『EXTRA LIFE』
- 著者
- スティーブン・ジョンソン [著]/大田直子 [訳]
- 出版社
- 朝日新聞出版
- ジャンル
- 自然科学/自然科学総記
- ISBN
- 9784023319936
- 発売日
- 2022/02/18
- 価格
- 2,970円(税込)
書籍情報:openBD
『EXTRA LIFE Extra Life なぜ100年間で寿命が54年も延びたのか』スティーブン・ジョンソン著(朝日新聞出版)
[レビュアー] 佐藤義雄(住友生命保険特別顧問)
長寿化実現 3つの革新
今や先進国では人生100年が新しい現実となりつつあり、その他の地域でも寿命は大幅に延びている。

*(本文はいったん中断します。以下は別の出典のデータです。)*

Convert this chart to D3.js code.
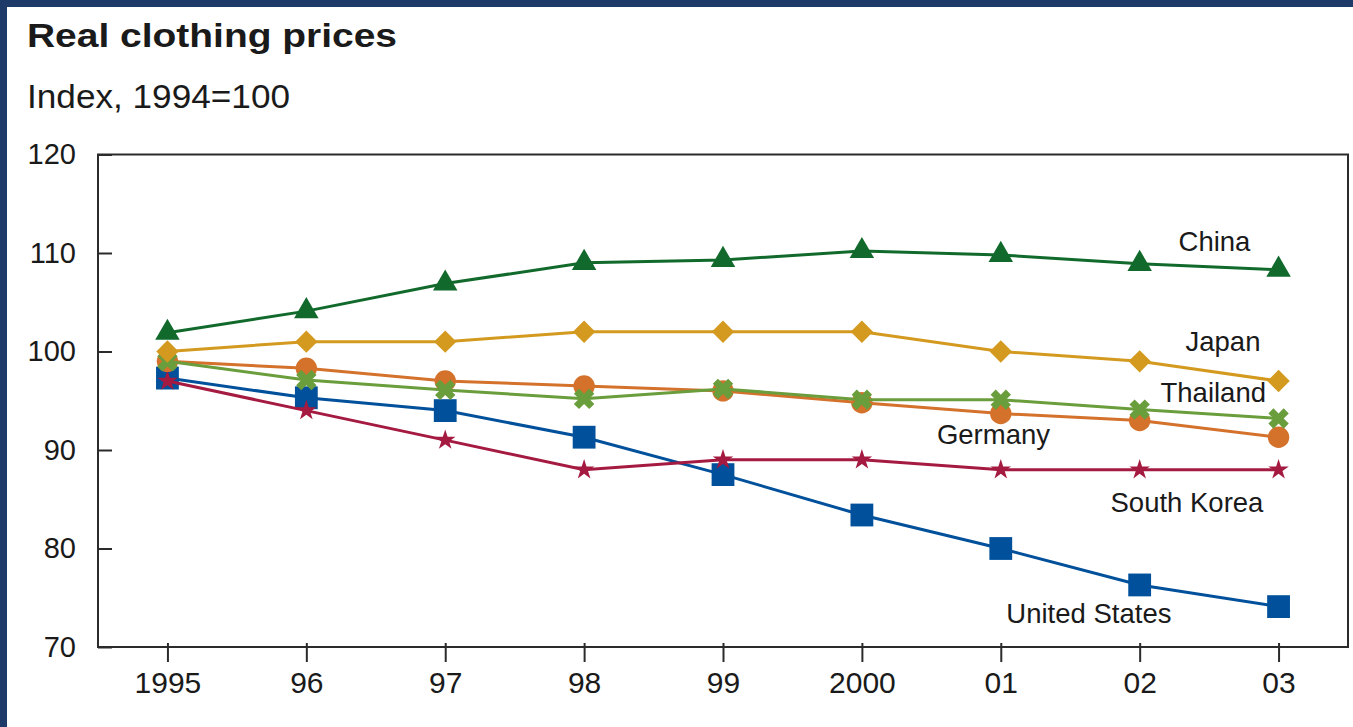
<!DOCTYPE html>
<html>
<head>
<meta charset="utf-8">
<script src="https://cdnjs.cloudflare.com/ajax/libs/d3/7.8.5/d3.min.js"></script>
<style>
  html, body { margin: 0; padding: 0; background: #1d3a68; }
  svg { display: block; }
  text { font-family: "Liberation Sans", Arial, Helvetica, sans-serif; fill: #1a1a1a; }
</style>
</head>
<body>
<div id="chart"></div>
<script>
// Chart data
const years = [1995, 1996, 1997, 1998, 1999, 2000, 2001, 2002, 2003];
const yearLabels = ["1995", "96", "97", "98", "99", "2000", "01", "02", "03"];
const yTicks = [70, 80, 90, 100, 110, 120];

const usValues       = [97.3, 95.3, 94.0, 91.3, 87.5, 83.4, 80.0, 76.3, 74.1];
const koreaValues    = [97.0, 94.0, 91.0, 88.0, 89.0, 89.0, 88.0, 88.0, 88.0];
const germanyValues  = [99.0, 98.3, 97.0, 96.5, 96.0, 94.8, 93.7, 93.0, 91.3];
const thailandValues = [99.0, 97.1, 96.1, 95.2, 96.2, 95.1, 95.1, 94.1, 93.2];
const japanValues    = [100.0, 101.0, 101.0, 102.0, 102.0, 102.0, 100.0, 99.0, 97.0];
const chinaValues    = [101.9, 104.1, 106.9, 109.0, 109.3, 110.2, 109.8, 108.9, 108.3];

// Global const
const W = 1353, H = 727;
const margin = {top: 154.5, right: 5, bottom: 80, left: 98};

const svg = d3.select("#chart")
  .append("svg")
    .attr("width", W)
    .attr("height", H);

// Blue background with white panel
svg.append("rect").attr("width", W).attr("height", H).attr("fill", "#1d3a68");
svg.append("rect")
  .attr("x", 7).attr("y", 7)
  .attr("width", W - 7).attr("height", H - 7)
  .attr("fill", "#ffffff");

const x = d3.scaleLinear()
  .domain([1994.5, 2003.5])
  .range([margin.left, W - margin.right]);

const y = d3.scaleLinear()
  .domain([70, 120])
  .range([H - margin.bottom, margin.top]);

// Title and subtitle
svg.append("text")
  .attr("x", 27).attr("y", 47)
  .attr("font-size", "34px")
  .attr("font-weight", "bold")
  .attr("textLength", 370)
  .attr("lengthAdjust", "spacingAndGlyphs")
  .text("Real clothing prices");

svg.append("text")
  .attr("x", 27).attr("y", 108)
  .attr("font-size", "34px")
  .attr("textLength", 263)
  .attr("lengthAdjust", "spacingAndGlyphs")
  .text("Index, 1994=100");

// Frame
svg.append("rect")
  .attr("x", x.range()[0]).attr("y", y.range()[1])
  .attr("width", x.range()[1] - x.range()[0])
  .attr("height", y.range()[0] - y.range()[1])
  .attr("fill", "none")
  .attr("stroke", "#2b2b2b")
  .attr("stroke-width", 2);

// Y axis
const yAxis = svg.append("g")
  .attr("transform", "translate(" + x.range()[0] + ",0)")
  .call(d3.axisLeft(y).tickValues(yTicks).tickSizeInner(-14).tickSizeOuter(0).tickPadding(22));
yAxis.select(".domain").remove();
yAxis.selectAll("line").attr("stroke", "#2b2b2b").attr("stroke-width", 2);
yAxis.selectAll("text")
  .attr("font-size", "29px")
  .attr("font-family", "Liberation Sans, Arial, sans-serif")
  .attr("fill", "#1a1a1a");

// X axis
const xAxis = svg.append("g")
  .attr("transform", "translate(0," + y.range()[0] + ")")
  .call(d3.axisBottom(x).tickValues(years).tickFormat((d, i) => yearLabels[i])
        .tickSizeInner(15).tickSizeOuter(0).tickPadding(10));
xAxis.select(".domain").remove();
xAxis.selectAll("line").attr("y1", -4).attr("stroke", "#2b2b2b").attr("stroke-width", 2);
xAxis.selectAll("text")
  .attr("font-size", "30px")
  .attr("font-family", "Liberation Sans, Arial, sans-serif")
  .attr("fill", "#1a1a1a");

// Series, drawn bottom to top
const series = [
  {name: "United States", values: usValues, color: "#00509b", symbol: d3.symbolSquare, size: 520, rotate: 0,
   label: {year: 2001.04, value: 72.4}},
  {name: "South Korea", values: koreaValues, color: "#a51a40", symbol: d3.symbolStar, size: 130, rotate: 0,
   label: {year: 2001.79, value: 83.7}},
  {name: "Germany", values: germanyValues, color: "#d4712b", symbol: d3.symbolCircle, size: 360, rotate: 0,
   label: {year: 2000.54, value: 90.6}},
  {name: "Thailand", values: thailandValues, color: "#6a9d3b", symbol: d3.symbolCross, size: 260, rotate: 45,
   label: {year: 2002.15, value: 94.9}},
  {name: "Japan", values: japanValues, color: "#d39a1f", symbol: d3.symbolSquare, size: 250, rotate: 45,
   label: {year: 2002.33, value: 100.05}},
  {name: "China", values: chinaValues, color: "#116a2c", symbol: d3.symbolTriangle, size: 260, rotate: 0,
   label: {year: 2002.28, value: 110.2}}
];

const line = d3.line()
  .x((d, i) => x(years[i]))
  .y(d => y(d));

series.forEach(s => {
  const g = svg.append("g");
  g.append("path")
    .datum(s.values)
    .attr("d", line)
    .attr("fill", "none")
    .attr("stroke", s.color)
    .attr("stroke-width", 3);

  g.selectAll("path.marker")
    .data(s.values)
    .enter()
    .append("path")
      .attr("class", "marker")
      .attr("d", d3.symbol().type(s.symbol).size(s.size))
      .attr("transform", (d, i) => "translate(" + x(years[i]) + "," + y(d) + ") rotate(" + s.rotate + ")")
      .attr("fill", s.color);
});

// Series labels
svg.selectAll("text.label")
  .data(series)
  .enter()
  .append("text")
    .attr("class", "label")
    .attr("x", d => x(d.label.year))
    .attr("y", d => y(d.label.value))
    .attr("font-size", "27.5px")
    .text(d => d.name);
</script>
</body>
</html>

現代に生きるほとんどの人にとって人類の寿命がほんの1世紀前までは今では考えられないほど短かったということは頭の片隅にもないだろう。だが17世紀の半ばには「平均的なイギリス人は三〇年ほどしか生きなかった」のだ。それに比べ現代では2万日、すなわち54年も長く生きるようになっている。本書はこの数世紀、特に直近の1世紀に実現した奇跡ともいうべき長寿化についての物語である。
長寿化はなぜ可能となったのか。著者は最も貢献度が高いイノベーションとして、飢饉(ききん)の抑制を実現した化学肥料、公衆衛生の要ともいうべきトイレと上下水道システム、そしてワクチンの3つをあげる。これらの恩恵を最も大きく受けたのは乳幼児であり、5歳以下の死亡率の劇的な低下が世界の平均寿命を2倍にした主因である。本書では天然痘ワクチンの開発と普及の物語や、文豪ディケンズのワクチン反対運動との闘いなど、画期的なアイデアを考えた先駆者たちと、その普及に地道に取り組んだ人々のエピソードでそれぞれのイノベーションの物語が紡がれ、読み物としても面白い。
これらのイノベーションによる長寿化で世界の人口は20世紀に4倍になった。これからもこの勢いで人口は急増するのだろうか。ゲノム研究等により人類が老化現象を克服し、出生率の低下をものともせずにさらに人口が増加する可能性もあるが、致死的なウイルスのパンデミックや手に負えないテクノロジーが大勢の命を奪うかもしれない。そして、最大の脅威は逆説的であるが、長寿化による「100億の人びとが環境に与える影響」であり、「急激に延びた寿命が、気候危機をきっかけに急激に縮小」するリスクを著者は指摘する。疫病や飢餓など、祖先たちを恐怖に陥れた脅威を克服した苦闘の歴史を忘れず新しい脅威に立ち向かう真剣な努力が必要であり、最大のリスクは問題の先送りや矮小(わいしょう)化であることを本書は教えてくれる。大田直子訳。